* Given task *
Reproduce the listing exactly and skip over any pictures.

[Given data start]

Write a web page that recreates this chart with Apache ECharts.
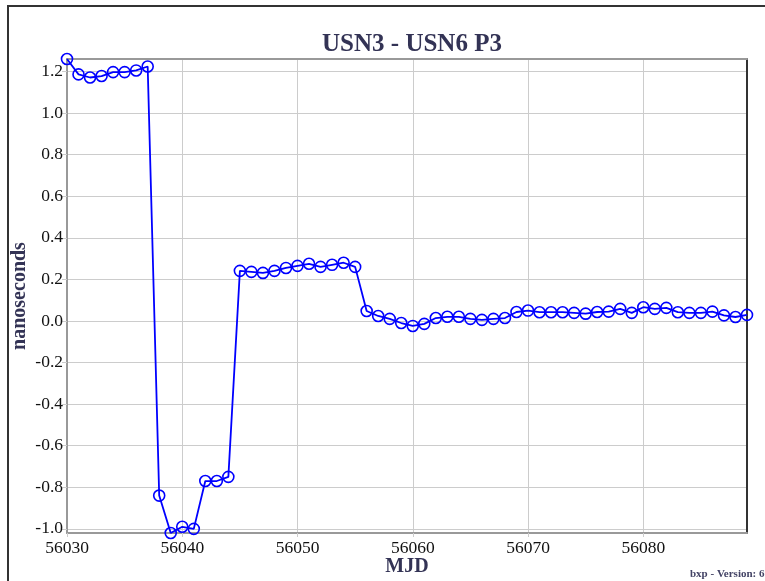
<!DOCTYPE html>
<html>
<head>
<meta charset="utf-8">
<script src="https://cdn.jsdelivr.net/npm/echarts@6/dist/echarts.min.js"></script>
<style>
  html, body { margin: 0; padding: 0; background: #ffffff; }
  #chart { width: 765px; height: 581px; }
</style>
</head>
<body>
<div id="chart"></div>
<script>
// Daily clock difference USN3 - USN6 (P3), in nanoseconds
const mjd = [
  56030, 56031, 56032, 56033, 56034, 56035, 56036, 56037, 56038, 56039,
  56040, 56041, 56042, 56043, 56044, 56045, 56046, 56047, 56048, 56049,
  56050, 56051, 56052, 56053, 56054, 56055, 56056, 56057, 56058, 56059,
  56060, 56061, 56062, 56063, 56064, 56065, 56066, 56067, 56068, 56069,
  56070, 56071, 56072, 56073, 56074, 56075, 56076, 56077, 56078, 56079,
  56080, 56081, 56082, 56083, 56084, 56085, 56086, 56087, 56088, 56089
];
const nanoseconds = [
  1.260, 1.186, 1.171, 1.178, 1.197, 1.197, 1.205, 1.224, -0.840, -1.020,
  -0.990, -1.000, -0.770, -0.770, -0.750, 0.241, 0.236, 0.231, 0.241, 0.255,
  0.265, 0.275, 0.260, 0.270, 0.280, 0.260, 0.048, 0.024, 0.010, -0.010,
  -0.024, -0.014, 0.014, 0.020, 0.020, 0.010, 0.005, 0.010, 0.014, 0.043,
  0.050, 0.042, 0.042, 0.042, 0.039, 0.035, 0.043, 0.045, 0.058, 0.039,
  0.066, 0.058, 0.063, 0.042, 0.039, 0.039, 0.045, 0.027, 0.019, 0.029
];

const titleText = 'USN3 - USN6 P3';
const xName = 'MJD';
const yName = 'nanoseconds';
const footer = 'bxp - Version: 6.0';

const xMin = 56030, xMax = 56089, xStep = 10;
const yMin = -1.02, yMax = 1.26;

const serif = '"Liberation Serif", "DejaVu Serif", serif';
const inkColor = '#333355';
const gridColor = '#cccccc';

const points = mjd.map((d, i) => [d, nanoseconds[i]]);

const chart = echarts.init(document.getElementById('chart'), null, { renderer: 'canvas' });

chart.setOption({
  backgroundColor: '#ffffff',
  animation: false,
  title: {
    text: titleText,
    left: 407,
    top: 27,
    textAlign: 'center',
    textStyle: { fontFamily: serif, fontWeight: 'bold', fontSize: 25, color: inkColor }
  },
  grid: { left: 67, right: 18, top: 59, bottom: 48, containLabel: false, outerBoundsMode: 'none' },
  xAxis: [
    {
      type: 'value',
      min: xMin,
      max: xMax,
      interval: xStep,
      name: xName,
      nameLocation: 'middle',
      nameGap: 24,
      nameMoveOverlap: false,
      nameTextStyle: { fontFamily: serif, fontWeight: 'bold', fontSize: 20, color: inkColor },
      axisLine: { show: true, onZero: false, lineStyle: { color: '#999999', width: 2 } },
      axisTick: { show: true, length: 4, lineStyle: { color: gridColor } },
      axisLabel: {
        show: true, margin: 6, showMaxLabel: false,
        fontFamily: serif, fontSize: 17.5, color: '#111111',
        formatter: v => String(v)
      },
      splitLine: { show: true, lineStyle: { color: gridColor, width: 1 } }
    },
    {
      type: 'value', position: 'top', min: xMin, max: xMax,
      axisLine: { show: true, onZero: false, lineStyle: { color: '#999999', width: 2 } },
      axisTick: { show: false }, axisLabel: { show: false }, splitLine: { show: false }
    }
  ],
  yAxis: [
    {
      type: 'value',
      min: yMin,
      max: yMax,
      splitNumber: 11,
      name: yName,
      nameLocation: 'middle',
      nameGap: 37,
      nameMoveOverlap: false,
      nameTextStyle: { fontFamily: serif, fontWeight: 'bold', fontSize: 20, color: inkColor },
      axisLine: { show: true, onZero: false, lineStyle: { color: '#999999', width: 2 } },
      axisTick: { show: true, length: 5, lineStyle: { color: gridColor } },
      axisLabel: {
        show: true, margin: 4, showMinLabel: false, showMaxLabel: false,
        fontFamily: serif, fontSize: 17.5, color: '#111111',
        formatter: v => v.toFixed(1)
      },
      splitLine: { show: true, lineStyle: { color: gridColor, width: 1 } }
    },
    {
      type: 'value', position: 'right', min: yMin, max: yMax,
      axisLine: { show: true, onZero: false, lineStyle: { color: '#333333', width: 2 } },
      axisTick: { show: false }, axisLabel: { show: false }, splitLine: { show: false }
    }
  ],
  graphic: [
    {
      type: 'polyline',
      shape: { points: [[8, 581], [8, 6], [765, 6]] },
      style: { stroke: '#333333', lineWidth: 2, fill: null },
      silent: true
    },
    {
      type: 'text',
      left: 690,
      top: 569,
      style: { text: footer, font: 'bold 11px ' + serif, fill: '#444466' },
      silent: true
    }
  ],
  series: [
    {
      type: 'line',
      data: points,
      xAxisIndex: 0,
      yAxisIndex: 0,
      clip: true,
      symbol: 'circle',
      symbolSize: 11,
      showAllSymbol: true,
      lineStyle: { color: '#0000ff', width: 1.8 },
      itemStyle: { color: 'rgba(0,0,0,0)', borderColor: '#0000ff', borderWidth: 1.6 },
      emphasis: { disabled: true }
    }
  ]
});
</script>
</body>
</html>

[Given data end]

* Full response *
Write a web page that recreates this chart with Apache ECharts.
<!DOCTYPE html>
<html>
<head>
<meta charset="utf-8">
<script src="https://cdn.jsdelivr.net/npm/echarts@6/dist/echarts.min.js"></script>
<style>
  html, body { margin: 0; padding: 0; background: #ffffff; }
  #chart { width: 765px; height: 581px; }
</style>
</head>
<body>
<div id="chart"></div>
<script>
// Daily clock difference USN3 - USN6 (P3), in nanoseconds
const mjd = [
  56030, 56031, 56032, 56033, 56034, 56035, 56036, 56037, 56038, 56039,
  56040, 56041, 56042, 56043, 56044, 56045, 56046, 56047, 56048, 56049,
  56050, 56051, 56052, 56053, 56054, 56055, 56056, 56057, 56058, 56059,
  56060, 56061, 56062, 56063, 56064, 56065, 56066, 56067, 56068, 56069,
  56070, 56071, 56072, 56073, 56074, 56075, 56076, 56077, 56078, 56079,
  56080, 56081, 56082, 56083, 56084, 56085, 56086, 56087, 56088, 56089
];
const nanoseconds = [
  1.260, 1.186, 1.171, 1.178, 1.197, 1.197, 1.205, 1.224, -0.840, -1.020,
  -0.990, -1.000, -0.770, -0.770, -0.750, 0.241, 0.236, 0.231, 0.241, 0.255,
  0.265, 0.275, 0.260, 0.270, 0.280, 0.260, 0.048, 0.024, 0.010, -0.010,
  -0.024, -0.014, 0.014, 0.020, 0.020, 0.010, 0.005, 0.010, 0.014, 0.043,
  0.050, 0.042, 0.042, 0.042, 0.039, 0.035, 0.043, 0.045, 0.058, 0.039,
  0.066, 0.058, 0.063, 0.042, 0.039, 0.039, 0.045, 0.027, 0.019, 0.029
];

const titleText = 'USN3 - USN6 P3';
const xName = 'MJD';
const yName = 'nanoseconds';
const footer = 'bxp - Version: 6.0';

const xMin = 56030, xMax = 56089, xStep = 10;
const yMin = -1.02, yMax = 1.26;

const serif = '"Liberation Serif", "DejaVu Serif", serif';
const inkColor = '#333355';
const gridColor = '#cccccc';

const points = mjd.map((d, i) => [d, nanoseconds[i]]);

const chart = echarts.init(document.getElementById('chart'), null, { renderer: 'canvas' });

chart.setOption({
  backgroundColor: '#ffffff',
  animation: false,
  title: {
    text: titleText,
    left: 407,
    top: 27,
    textAlign: 'center',
    textStyle: { fontFamily: serif, fontWeight: 'bold', fontSize: 25, color: inkColor }
  },
  grid: { left: 67, right: 18, top: 59, bottom: 48, containLabel: false, outerBoundsMode: 'none' },
  xAxis: [
    {
      type: 'value',
      min: xMin,
      max: xMax,
      interval: xStep,
      name: xName,
      nameLocation: 'middle',
      nameGap: 24,
      nameMoveOverlap: false,
      nameTextStyle: { fontFamily: serif, fontWeight: 'bold', fontSize: 20, color: inkColor },
      axisLine: { show: true, onZero: false, lineStyle: { color: '#999999', width: 2 } },
      axisTick: { show: true, length: 4, lineStyle: { color: gridColor } },
      axisLabel: {
        show: true, margin: 6, showMaxLabel: false,
        fontFamily: serif, fontSize: 17.5, color: '#111111',
        formatter: v => String(v)
      },
      splitLine: { show: true, lineStyle: { color: gridColor, width: 1 } }
    },
    {
      type: 'value', position: 'top', min: xMin, max: xMax,
      axisLine: { show: true, onZero: false, lineStyle: { color: '#999999', width: 2 } },
      axisTick: { show: false }, axisLabel: { show: false }, splitLine: { show: false }
    }
  ],
  yAxis: [
    {
      type: 'value',
      min: yMin,
      max: yMax,
      splitNumber: 11,
      name: yName,
      nameLocation: 'middle',
      nameGap: 37,
      nameMoveOverlap: false,
      nameTextStyle: { fontFamily: serif, fontWeight: 'bold', fontSize: 20, color: inkColor },
      axisLine: { show: true, onZero: false, lineStyle: { color: '#999999', width: 2 } },
      axisTick: { show: true, length: 5, lineStyle: { color: gridColor } },
      axisLabel: {
        show: true, margin: 4, showMinLabel: false, showMaxLabel: false,
        fontFamily: serif, fontSize: 17.5, color: '#111111',
        formatter: v => v.toFixed(1)
      },
      splitLine: { show: true, lineStyle: { color: gridColor, width: 1 } }
    },
    {
      type: 'value', position: 'right', min: yMin, max: yMax,
      axisLine: { show: true, onZero: false, lineStyle: { color: '#333333', width: 2 } },
      axisTick: { show: false }, axisLabel: { show: false }, splitLine: { show: false }
    }
  ],
  graphic: [
    {
      type: 'polyline',
      shape: { points: [[8, 581], [8, 6], [765, 6]] },
      style: { stroke: '#333333', lineWidth: 2, fill: null },
      silent: true
    },
    {
      type: 'text',
      left: 690,
      top: 569,
      style: { text: footer, font: 'bold 11px ' + serif, fill: '#444466' },
      silent: true
    }
  ],
  series: [
    {
      type: 'line',
      data: points,
      xAxisIndex: 0,
      yAxisIndex: 0,
      clip: true,
      symbol: 'circle',
      symbolSize: 11,
      showAllSymbol: true,
      lineStyle: { color: '#0000ff', width: 1.8 },
      itemStyle: { color: 'rgba(0,0,0,0)', borderColor: '#0000ff', borderWidth: 1.6 },
      emphasis: { disabled: true }
    }
  ]
});
</script>
</body>
</html>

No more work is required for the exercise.